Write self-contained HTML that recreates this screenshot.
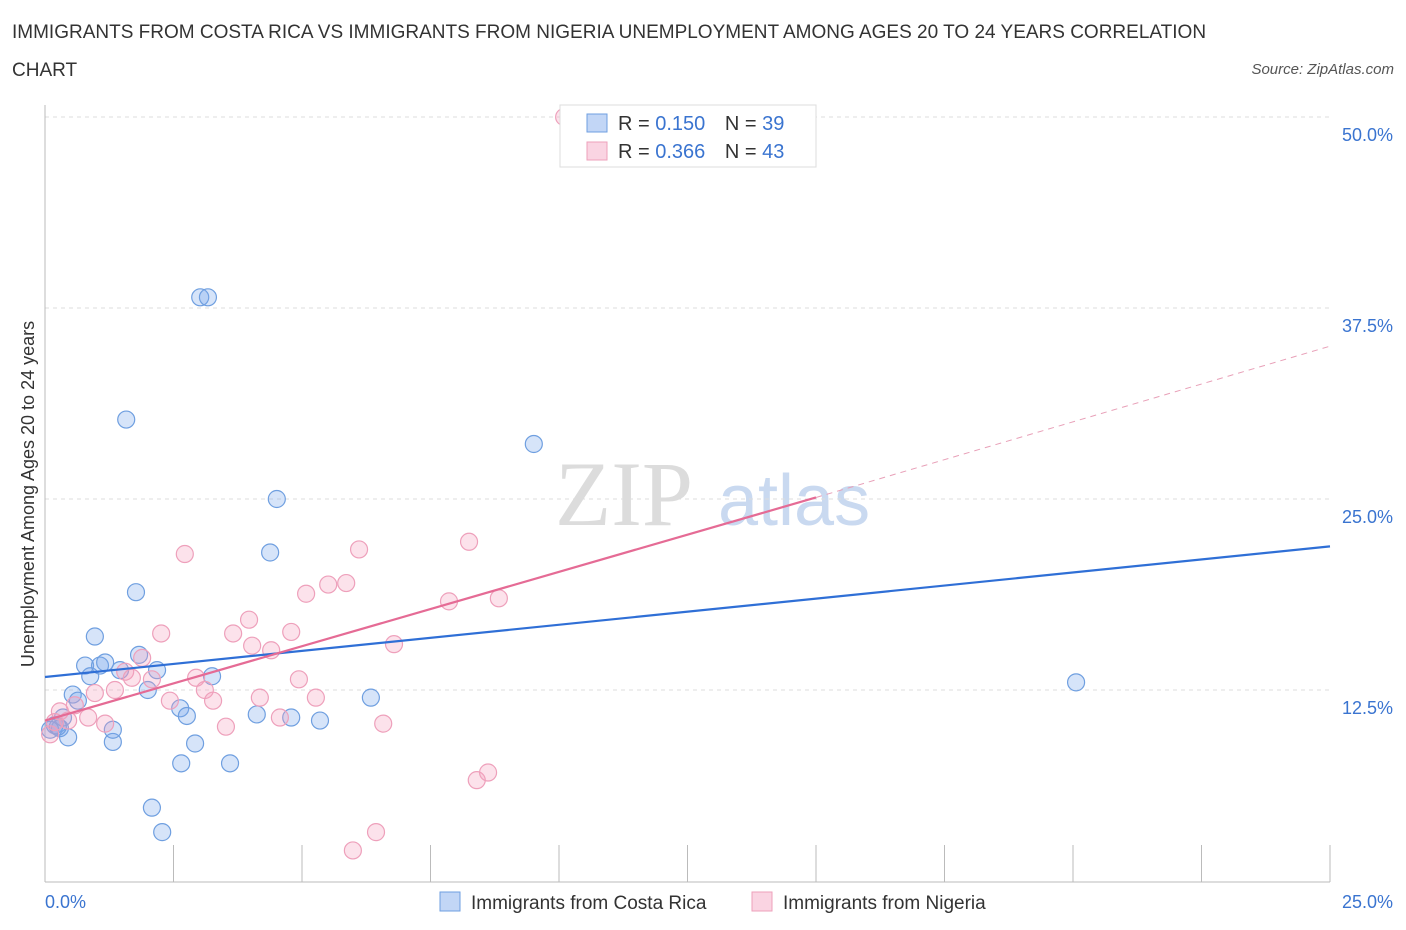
<!DOCTYPE html>
<html><head><meta charset="utf-8"><style>
body{margin:0;background:#fff;font-family:"Liberation Sans",sans-serif;}
#wrap{position:relative;width:1406px;height:930px;overflow:hidden;}
.title{position:absolute;left:12px;top:14px;font-size:19px;color:#333;line-height:38px;width:1195px;}
.src{position:absolute;right:12px;top:61px;font-size:15px;color:#555;font-style:italic;}
</style></head><body>
<div id="wrap">
<div class="title">IMMIGRANTS FROM COSTA RICA VS IMMIGRANTS FROM NIGERIA UNEMPLOYMENT AMONG AGES 20 TO 24 YEARS CORRELATION CHART</div>
<div class="src">Source: ZipAtlas.com</div>
<svg id="chart" width="1406" height="930" style="position:absolute;left:0;top:0"></svg>
</div>
<script>
const blueX=[0.19,0.29,0.35,0.45,0.54,0.64,0.78,0.88,0.97,1.07,1.17,1.32,1.32,1.46,1.58,1.77,1.83,2.00,2.08,2.18,2.28,2.63,2.65,2.76,2.92,3.02,3.17,3.25,3.60,4.12,4.38,4.51,4.79,5.35,6.34,9.51,20.06,0.10,0.25];
const blueY=[10.2,10.0,10.7,9.4,12.2,11.8,14.1,13.4,16.0,14.1,14.3,9.1,9.9,13.8,30.2,18.9,14.8,12.5,4.8,13.8,3.2,11.3,7.7,10.8,9.0,38.2,38.2,13.4,7.7,10.9,21.5,25.0,10.7,10.5,12.0,28.6,13.0,9.9,10.1];
const pinkX=[0.10,0.19,0.29,0.45,0.58,0.84,0.97,1.17,1.36,1.56,1.69,1.89,2.08,2.26,2.43,2.72,2.94,3.11,3.27,3.52,3.66,3.97,4.03,4.18,4.40,4.57,4.79,4.94,5.08,5.27,5.51,5.86,5.99,6.11,6.44,6.58,6.79,7.86,8.25,8.40,8.62,8.83,10.10];
const pinkY=[9.6,10.4,11.1,10.5,11.5,10.7,12.3,10.3,12.5,13.7,13.3,14.6,13.2,16.2,11.8,21.4,13.3,12.5,11.8,10.1,16.2,17.1,15.4,12.0,15.1,10.7,16.3,13.2,18.8,12.0,19.4,19.5,2.0,21.7,3.2,10.3,15.5,18.3,22.2,6.6,7.1,18.5,50.0];
const blueTrend=[[0,13.35],[25,21.9]];
const pinkTrendSolid=[[0,10.5],[15,25.1]];
const pinkTrendDash=[[15,25.1],[25,35.0]];
const yTicks=[12.5,25.0,37.5,50.0];
const yTickLabels=["12.5%","25.0%","37.5%","50.0%"];
const xTicks=[0,2.5,5,7.5,10,12.5,15,17.5,20,22.5,25];

const X=v=>45+v*(1330-45)/25;
const Y=v=>881-v*(191/12.5);
const svg=document.getElementById('chart');
const NS='http://www.w3.org/2000/svg';
function mk(tag,attrs){const e=document.createElementNS(NS,tag);for(const k in attrs)e.setAttribute(k,attrs[k]);svg.appendChild(e);return e;}

let wm=mk('text',{x:555,y:525,'font-size':92,'font-family':'Liberation Serif',fill:'#dcdcdc'});wm.textContent='ZIP';


let wm2=mk('text',{x:718,y:525,'font-size':72,fill:'#c9d9f0'});wm2.textContent='atlas';



yTicks.forEach((t,i)=>{
 const g=mk('line',{x1:45,x2:1330,y1:Y(t),y2:Y(t),stroke:'#ddd','stroke-dasharray':'4,4'});
 
 
 const l=mk('text',{x:1393,y:Y(t)+24,'text-anchor':'end','font-size':18,fill:'#3a74d0'});l.textContent=yTickLabels[i];
 
 
});
const ax=mk('line',{x1:45,x2:45,y1:105,y2:882,stroke:'#bbb'});


const bx=mk('line',{x1:45,x2:1330,y1:882,y2:882,stroke:'#bbb'});


xTicks.forEach(t=>{
 const k=mk('line',{x1:X(t),x2:X(t),y1:845,y2:882,stroke:'#bbb'});
 
 
});
let xl=mk('text',{x:45,y:908,'font-size':18,fill:'#3a74d0'});xl.textContent='0.0%';


let xr=mk('text',{x:1393,y:908,'text-anchor':'end','font-size':18,fill:'#3a74d0'});xr.textContent='25.0%';


let yt=mk('text',{x:34,y:494,'font-size':18,fill:'#333','text-anchor':'middle',transform:'rotate(-90 34 494)'});yt.textContent='Unemployment Among Ages 20 to 24 years';



blueX.forEach((v,i)=>{
 const c=mk('circle',{cx:X(v),cy:Y(blueY[i]),r:8.5,fill:'rgba(120,165,235,0.3)',stroke:'#6f9fe0','stroke-width':1.2});
 
 
});
pinkX.forEach((v,i)=>{
 const c=mk('circle',{cx:X(v),cy:Y(pinkY[i]),r:8.5,fill:'rgba(245,160,190,0.3)',stroke:'#eea0bb','stroke-width':1.2});
 
 
});
let bl=mk('line',{x1:X(blueTrend[0][0]),y1:Y(blueTrend[0][1]),x2:X(blueTrend[1][0]),y2:Y(blueTrend[1][1]),stroke:'#2f6fd6','stroke-width':2.2});


let pl=mk('line',{x1:X(pinkTrendSolid[0][0]),y1:Y(pinkTrendSolid[0][1]),x2:X(pinkTrendSolid[1][0]),y2:Y(pinkTrendSolid[1][1]),stroke:'#e56b95','stroke-width':2.2});


let pd=mk('line',{x1:X(pinkTrendDash[0][0]),y1:Y(pinkTrendDash[0][1]),x2:X(pinkTrendDash[1][0]),y2:Y(pinkTrendDash[1][1]),stroke:'#e8a0b8','stroke-width':1,'stroke-dasharray':'6,5'});



let lb=mk('rect',{x:560,y:105,width:256,height:62,fill:'#fff',stroke:'#ddd'});


[[0,'rgba(120,165,235,0.45)','#6f9fe0','0.150','39'],[1,'rgba(245,160,190,0.45)','#eea0bb','0.366','43']].forEach(r=>{
 const y=114+r[0]*28;
 const s=mk('rect',{x:587,y:y,width:20,height:18,fill:r[1],stroke:r[2]});
 
 
 const t=mk('text',{x:618,y:y+16,'font-size':20,fill:'#333'});
 t.innerHTML='R = <tspan fill="#3a74d0">'+r[3]+'</tspan>  <tspan dx="14">N = </tspan><tspan fill="#3a74d0">'+r[4]+'</tspan>';
 
 
});
[[440,'rgba(120,165,235,0.45)','#6f9fe0','Immigrants from Costa Rica','legend-costa-rica'],[752,'rgba(245,160,190,0.45)','#eea0bb','Immigrants from Nigeria','legend-nigeria']].forEach(r=>{
 const s=mk('rect',{x:r[0],y:892,width:20,height:19,fill:r[1],stroke:r[2]});
 
 
 const t=mk('text',{x:r[0]+31,y:909,'font-size':19,fill:'#333'});t.textContent=r[3];
 
 
});
</script>
</body></html>
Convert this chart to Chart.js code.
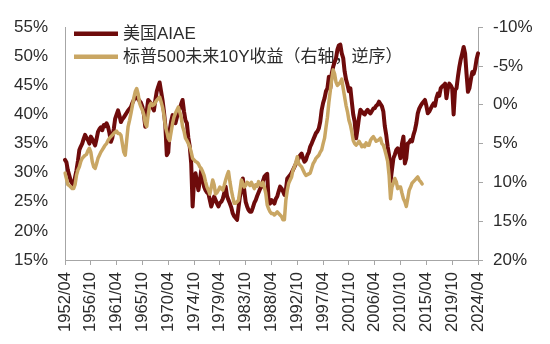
<!DOCTYPE html>
<html><head><meta charset="utf-8">
<script src="https://cdn.jsdelivr.net/npm/chart.js@4"></script>
<style>html,body{margin:0;padding:0;background:#fff;}</style>
</head><body>
<canvas id="c" width="550" height="344"></canvas>
<script>
// Series names
const seriesNames = ['美国AIAE', '标普500未来10Y收益（右轴，逆序）'];

// Tick labels shown on the x axis
const tickLabels = ['1952/04','1956/10','1961/04','1965/10','1970/04','1974/10','1979/04','1983/10',
  '1988/04','1992/10','1997/04','2001/10','2006/04','2010/10','2015/04','2019/10','2024/04'];

// Quarterly categories 1952/04 .. 2024/04
const categories = [];
for (let y = 1952, m = 4; y < 2024 || (y === 2024 && m <= 4);) {
  categories.push(y + '/' + String(m).padStart(2, '0'));
  m += 3; if (m > 12) { m -= 12; y++; }
}

// US AIAE (%), quarterly, left axis
const aiae = [
  32.2, 31.8, 30.4, 29.5, 28.6, 28.2, 27.9, 29.2, 30.4, 32.0,
  33.9, 34.5, 35.0, 35.8, 36.5, 36.0, 35.6, 35.0, 36.2, 35.8,
  35.2, 34.7, 35.8, 37.0, 37.5, 37.8, 37.3, 38.2, 38.0, 38.5,
  37.9, 36.8, 35.3, 36.0, 37.5, 39.3, 40.0, 40.7, 39.8, 38.7,
  39.2, 39.5, 39.9, 40.3, 40.7, 41.0, 41.3, 42.0, 42.5, 43.0,
  42.8, 42.7, 42.3, 42.0, 41.3, 40.0, 37.9, 40.5, 42.5, 42.2,
  41.9, 41.2, 40.7, 42.5, 44.0, 44.8, 45.5, 44.0, 42.5, 40.5,
  38.0, 33.0, 33.5, 37.3, 38.8, 39.9, 39.0, 38.5, 39.5, 40.2,
  41.0, 41.8, 42.5, 40.5, 39.0, 38.5, 36.0, 34.5, 31.6, 24.2,
  28.7, 29.9, 28.5, 27.0, 28.5, 30.4, 29.0, 27.6, 27.0, 26.6,
  26.4, 25.3, 24.2, 25.0, 25.9, 25.3, 24.7, 24.2, 24.8, 25.0,
  25.5, 26.4, 27.6, 26.0, 25.3, 24.7, 24.0, 23.0, 22.5, 22.2,
  21.9, 24.0, 25.9, 27.0, 29.0, 27.0, 25.0, 24.2, 23.6, 23.3,
  23.3, 24.0, 24.8, 25.3, 26.0, 26.6, 27.2, 27.6, 28.5, 29.3,
  29.6, 29.8, 25.0, 24.7, 25.3, 25.0, 24.7, 25.5, 25.9, 26.8,
  27.6, 27.3, 26.8, 26.2, 27.0, 29.0, 29.3, 29.6, 30.0, 30.5,
  31.0, 31.5, 32.2, 32.5, 33.0, 33.3, 32.5, 31.9, 32.2, 33.0,
  33.5, 34.5, 35.0, 35.6, 36.2, 36.8, 37.1, 37.6, 38.8, 40.8,
  42.0, 42.8, 44.0, 44.5, 46.5, 44.5, 47.0, 48.2, 49.0, 49.7,
  51.2, 51.9, 52.0, 50.5, 49.7, 47.4, 46.0, 45.1, 44.0, 44.5,
  42.2, 40.0, 38.8, 35.9, 37.5, 39.4, 40.8, 40.5, 40.2, 40.0,
  40.5, 40.8, 40.4, 40.2, 40.6, 41.0, 41.1, 41.5, 41.7, 42.2,
  41.8, 41.4, 40.5, 38.0, 36.5, 34.5, 33.0, 28.5, 30.5, 32.5,
  33.1, 33.9, 34.2, 33.5, 32.5, 35.0, 36.2, 31.6, 32.5, 35.0,
  35.2, 35.6, 35.4, 36.5, 37.3, 38.5, 40.2, 41.0, 41.5, 41.9,
  42.2, 42.5, 41.5, 40.2, 40.5, 41.0, 41.5, 41.9, 41.5, 42.8,
  43.6, 43.2, 44.5, 44.8, 45.0, 45.3, 42.8, 44.5, 45.3, 45.0,
  44.5, 40.0, 44.2, 44.5, 46.5, 48.2, 49.5, 50.5, 51.6, 50.5,
  47.0, 43.9, 44.5, 46.0, 47.3, 47.0, 47.9, 49.5, 50.5
];

// S&P 500 subsequent 10Y annualised return (%), quarterly, right axis (reversed)
const fwdReturn = [
  8.8, 9.5, 10.3, 10.4, 10.6, 10.8, 10.8, 10.3, 9.1, 8.4,
  8.0, 7.3, 6.9, 6.7, 6.5, 6.4, 5.9, 5.6, 6.1, 7.3,
  8.0, 8.2, 7.6, 6.9, 6.5, 6.1, 5.8, 5.5, 5.2, 5.0,
  4.6, 4.3, 4.1, 3.9, 3.7, 3.5, 3.4, 3.7, 3.7, 3.9,
  5.0, 6.1, 6.5, 4.6, 2.8, 2.0, 1.1, 0.1, -0.9, -1.7,
  -2.1, -1.4, -0.2, 0.3, 0.7, 1.3, 2.4, 2.8, 1.3, 0.1,
  -0.2, 0.1, 0.0, -0.3, -0.6, -0.8, -1.0, -0.4, 0.3, 1.3,
  2.8, 3.5, 4.3, 4.6, 3.5, 2.4, 1.6, 1.1, 0.7, 0.3,
  0.9, 1.6, 2.8, 3.4, 4.3, 4.6, 5.0, 5.4, 6.1, 6.9,
  7.1, 7.3, 7.4, 7.6, 8.0, 8.2, 8.6, 9.1, 9.9, 10.6,
  11.0, 11.5, 10.6, 9.7, 10.3, 11.5, 11.3, 11.0, 10.6, 10.8,
  11.0, 10.4, 9.7, 9.1, 8.6, 9.9, 11.0, 11.9, 12.7, 12.7,
  12.5, 12.3, 11.0, 9.7, 10.1, 10.6, 10.4, 10.0, 10.1, 10.4,
  10.0, 10.4, 10.8, 10.3, 10.5, 9.9, 10.2, 10.4, 10.0, 10.6,
  11.4, 12.9, 13.4, 13.8, 14.0, 14.0, 14.2, 14.0, 13.8, 14.0,
  14.2, 14.4, 14.8, 14.8, 12.3, 11.0, 10.1, 9.7, 9.3, 8.4,
  8.0, 7.4, 6.7, 7.6, 7.8, 8.0, 8.4, 8.8, 9.1, 9.0,
  8.9, 8.8, 8.2, 7.6, 7.3, 6.9, 6.7, 6.5, 6.1, 5.8,
  5.0, 4.3, 2.9, 1.6, -0.3, -1.8, -3.3, -4.5, -4.0, -2.9,
  -2.5, -2.7, -2.9, -3.3, -2.1, -1.0, 0.1, 0.9, 2.0, 2.6,
  3.5, 4.6, 5.0, 5.2, 5.0, 4.7, 5.0, 5.4, 5.2, 5.4,
  4.9, 5.2, 5.2, 4.6, 4.3, 4.1, 4.4, 4.7, 4.6, 4.5,
  4.3, 5.0, 5.2, 5.8, 6.5, 7.3, 9.1, 12.1, 10.6, 10.1,
  9.5, 9.9, 10.8, 10.6, 10.6, 11.4, 12.1, 12.5, 13.1, 12.1,
  11.0, 10.6, 10.1, 9.9, 9.7, 9.5, 9.3, 9.7, 9.9, 10.2
];

const FONT = "'Liberation Sans', Arial, 'Noto Sans CJK SC', sans-serif";
const TEXT = '#2b2b2b';
const AXIS = '#a6a6a6';
const DARK = '#6e0b0b';
const TAN = '#c9a663';

Chart.defaults.font.family = FONT;
Chart.defaults.font.size = 17;
Chart.defaults.color = TEXT;

const inlineLegend = {
  id: 'inlineLegend',
  beforeDatasetsDraw(chart) {
    const ctx = chart.ctx, ca = chart.chartArea;
    chart.data.datasets.forEach((ds, i) => {
      const y = ca.top + 6.5 + i * 23;
      ctx.save();
      ctx.strokeStyle = ds.borderColor;
      ctx.lineWidth = 4.5;
      ctx.beginPath();
      ctx.moveTo(ca.left + 9, y);
      ctx.lineTo(ca.left + 53, y);
      ctx.stroke();
      ctx.fillStyle = TEXT;
      ctx.font = '17px ' + FONT;
      ctx.textBaseline = 'middle';
      ctx.textAlign = 'left';
      ctx.fillText(ds.label, ca.left + 58, y + 0.5);
      ctx.restore();
    });
  }
};

new Chart(document.getElementById('c'), {
  type: 'line',
  data: {
    labels: categories,
    datasets: [
      { label: seriesNames[0], data: aiae, yAxisID: 'y', borderColor: DARK, backgroundColor: DARK,
        borderWidth: 4, pointRadius: 0, tension: 0, borderJoinStyle: 'round', borderCapStyle: 'round', order: 1 },
      { label: seriesNames[1], data: fwdReturn, yAxisID: 'y2', borderColor: TAN, backgroundColor: TAN,
        borderWidth: 3.5, pointRadius: 0, tension: 0, borderJoinStyle: 'round', borderCapStyle: 'round', order: 0 }
    ]
  },
  options: {
    responsive: false,
    animation: false,
    layout: { padding: { top: 27, left: 0, right: 0, bottom: 0 } },
    plugins: { legend: { display: false }, tooltip: { enabled: false } },
    scales: {
      x: {
        type: 'category', offset: false,
        grid: { drawOnChartArea: false, drawTicks: true, tickLength: 5, color: AXIS },
        border: { display: true, color: AXIS, width: 1 },
        ticks: {
          autoSkip: false, minRotation: 90, maxRotation: 90, padding: 7,
          font: { size: 16.6 },
          callback: function (value) {
            const l = this.getLabelForValue(value);
            return tickLabels.includes(l) ? l : null;
          }
        },
        afterFit(s) { s.height = 84; }
      },
      y: {
        position: 'left', min: 15, max: 55,
        ticks: { stepSize: 5, padding: 17, callback: v => v + '%' },
        grid: { drawOnChartArea: false, drawTicks: false, color: AXIS },
        border: { display: true, color: AXIS, width: 1 },
        afterFit(s) { s.width = 65; }
      },
      y2: {
        position: 'right', reverse: true, min: -10, max: 20,
        ticks: { stepSize: 5, padding: 10, callback: v => v + '%' },
        grid: { drawOnChartArea: false, drawTicks: true, tickLength: 5, color: AXIS },
        border: { display: true, color: AXIS, width: 1 },
        afterFit(s) { s.width = 72; }
      }
    }
  },
  plugins: [inlineLegend]
});
</script>
</body></html>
###
_Short task:_
Set down, without pictures, the lines between the line holding "Convert this chart to Chart.js code." and the line holding "const seriesNames = ['美国AIAE', '标普500未来10Y收益（右轴，逆序）'];", both inclusive.

_Response:_
Convert this chart to Chart.js code.
<!DOCTYPE html>
<html><head><meta charset="utf-8">
<script src="https://cdn.jsdelivr.net/npm/chart.js@4"></script>
<style>html,body{margin:0;padding:0;background:#fff;}</style>
</head><body>
<canvas id="c" width="550" height="344"></canvas>
<script>
// Series names
const seriesNames = ['美国AIAE', '标普500未来10Y收益（右轴，逆序）'];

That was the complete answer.